Así las cosas, no me extraña que 65 diputados –y cuando digo diputados digo también diputadas, claro– de la Asamblea Nacional francesa, pertenecientes al centro y a la derecha republicana, hayan presentado una proposición de ley en cuyo artículo único se insta a prohibir en los documentos administrativos el lenguaje inclusivo, aquel que tiene como propósito –indica el propio texto– “sustituir el uso del masculino, cuando es utilizado en un sentido genérico, por una grafía en la que resalte la existencia de una forma femenina”. Y no me extraña que haya ocurrido, porque se trata de Francia, donde, por ejemplo, los 65 firmantes de la proposición son aún identificados en el documento con un simple y genérico “députés”, sin que por ello dejen de tener los mismos derechos y deberes.

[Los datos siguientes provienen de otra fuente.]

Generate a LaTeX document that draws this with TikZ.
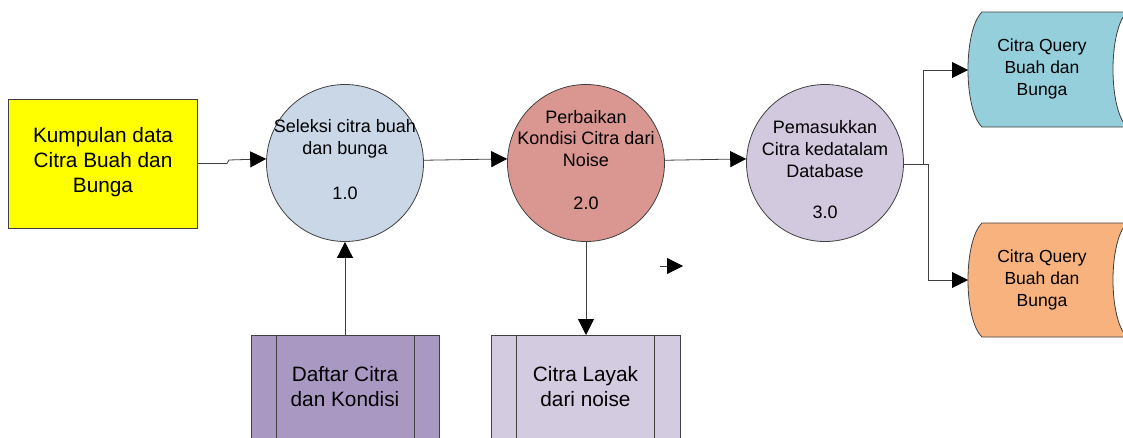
\documentclass[tikz,border=0pt]{standalone}
\usepackage{fontspec}
\setmainfont{Liberation Sans}
\usetikzlibrary{arrows.meta}
\definecolor{linegray}{HTML}{404040}
\definecolor{cyellow}{HTML}{FFFF00}
\definecolor{cone}{HTML}{C9D7E7}
\definecolor{ctwo}{HTML}{DA9690}
\definecolor{cthree}{HTML}{D2C9DF}
\definecolor{sblue}{HTML}{96CFDC}
\definecolor{sorange}{HTML}{F7B27E}
\definecolor{dpurple}{HTML}{A898C2}
\definecolor{lpurple}{HTML}{D3CBE0}
\tikzset{
  proc/.style={circle, draw=linegray, line width=0.8pt, minimum size=157pt, inner sep=0pt},
  conn/.style={draw=linegray, line width=0.8pt, -{Triangle[length=16pt,width=16pt,fill=black,color=black]}},
  plain/.style={draw=linegray, line width=0.8pt},
  shapeline/.style={draw=linegray, line width=0.8pt},
  txtbig/.style={align=center, font=\fontsize{20.8}{25}\selectfont, inner sep=0pt},
  txtsmall/.style={align=center, font=\fontsize{18}{21.8}\selectfont, inner sep=0pt},
  txtstore/.style={align=center, font=\fontsize{17.5}{22}\selectfont, inner sep=0pt},
}
\begin{document}
\begin{tikzpicture}[x=1pt,y=-1pt]
\useasboundingbox (0,0) rectangle (1123,437);
\clip (0,0) rectangle (1123,437);
% source box
\node[draw=linegray, line width=0.8pt, fill=cyellow, minimum width=189pt, minimum height=129pt, inner sep=0pt] (k) at (102.5,163.5) {};
\node[txtbig] (kt) at (103,162.5) {Kumpulan data\\Citra Buah dan\\Bunga};
% processes
\node[proc, fill=cone] (c1) at (345,163) {};
\node[txtsmall] (c1t) at (345,139) {Seleksi citra buah\\dan bunga};
\node[txtsmall] (c1n) at (345,193) {1.0};
\node[proc, fill=ctwo] (c2) at (586,163) {};
\node[txtsmall] (c2t) at (586,138.5) {Perbaikan\\Kondisi Citra dari\\Noise};
\node[txtsmall] (c2n) at (586,203) {2.0};
\node[proc, fill=cthree] (c3) at (825,163) {};
\node[txtsmall] (c3t) at (825,149) {Pemasukkan\\Citra kedatalam\\Database};
\node[txtsmall] (c3n) at (825,212) {3.0};
% stored data shapes
\draw[shapeline, fill=sblue] (982,12) .. controls (963.3,30) and (963.3,109) .. (982,127) -- (1127,127) .. controls (1108.3,109) and (1108.3,30) .. (1127,12) -- cycle;
\coordinate (s1w) at (968,70);
\node[txtstore] (s1t) at (1042,69) {Citra Query\\Buah dan\\Bunga};
\draw[shapeline, fill=sorange] (982,223) .. controls (963.3,241) and (963.3,319) .. (982,337) -- (1127,337) .. controls (1108.3,319) and (1108.3,241) .. (1127,223) -- cycle;
\coordinate (s2w) at (968,280);
\node[txtstore] (s2t) at (1042,279.5) {Citra Query\\Buah dan\\Bunga};
% bottom data stores
\node[draw=linegray, line width=0.8pt, fill=dpurple, minimum width=188pt, minimum height=120pt, anchor=north, inner sep=0pt] (d) at (345,335) {};
\draw[plain] (276,335) -- (276,445);
\draw[plain] (414,335) -- (414,445);
\node[txtbig] (dt) at (345,386.5) {Daftar Citra\\dan Kondisi};
\node[draw=linegray, line width=0.8pt, fill=lpurple, minimum width=189pt, minimum height=120pt, anchor=north, inner sep=0pt] (l) at (585.5,335) {};
\draw[plain] (516,335) -- (516,445);
\draw[plain] (654,335) -- (654,445);
\node[txtbig] (lt) at (585.5,386.5) {Citra Layak\\dari noise};
% connectors
\draw[conn] (k.east) -- (227,163.5) -- (229,160) -- (c1.177.8);
\draw[conn] (c1.2.2) -- (c2.177.8);
\draw[conn] (c2.2.2) -- (c3.177.8);
\draw[conn] (c3.-1.5) -- ++(19,0) |- (s1w);
\draw[conn] (c3.-1.5) -- ++(24,0) |- (s2w);
\draw[conn] (d.north) -- (c1.south);
\draw[conn] (c2.south) -- (l.north -| c2.south);
\coordinate (sa) at (660,266);
\coordinate (sb) at (683,266);
\draw[conn] (sa) -- (sb);
\end{tikzpicture}
\end{document}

Es de esperar, en definitiva, que su iniciativa fructifique y esa proposición acabe convirtiéndose en ley.

El género ataca, sin pararse en mientes. Y con él, por desgracia, la estupidez. De ahí que convenga tomar nota de lo sucedido en Francia en estos últimos años con el lenguaje inclusivo. Estamos, como en el caso del punt volat catalán, ante una instrumentalización perversa del lenguaje. Lo que debería servir ante todo para comunicar, para unir, se usa para separar, para identificar, ya sea la nación, ya sea el género. Por estos lares, que yo sepa, no existen todavía puntos medios en libros o documentos vinculados a la Administración. Pero tenemos desde hace años, por ejemplo, la famosa arroba asexuada (@), a la que seguro que la ministra Irene Montero y sus niñeras no hacen ascos. Razón de más para desear que, llegado el caso, la clase política española libre de contaminaciones identitarias muestre una determinación parecida a la de esos 65 diputados franceses.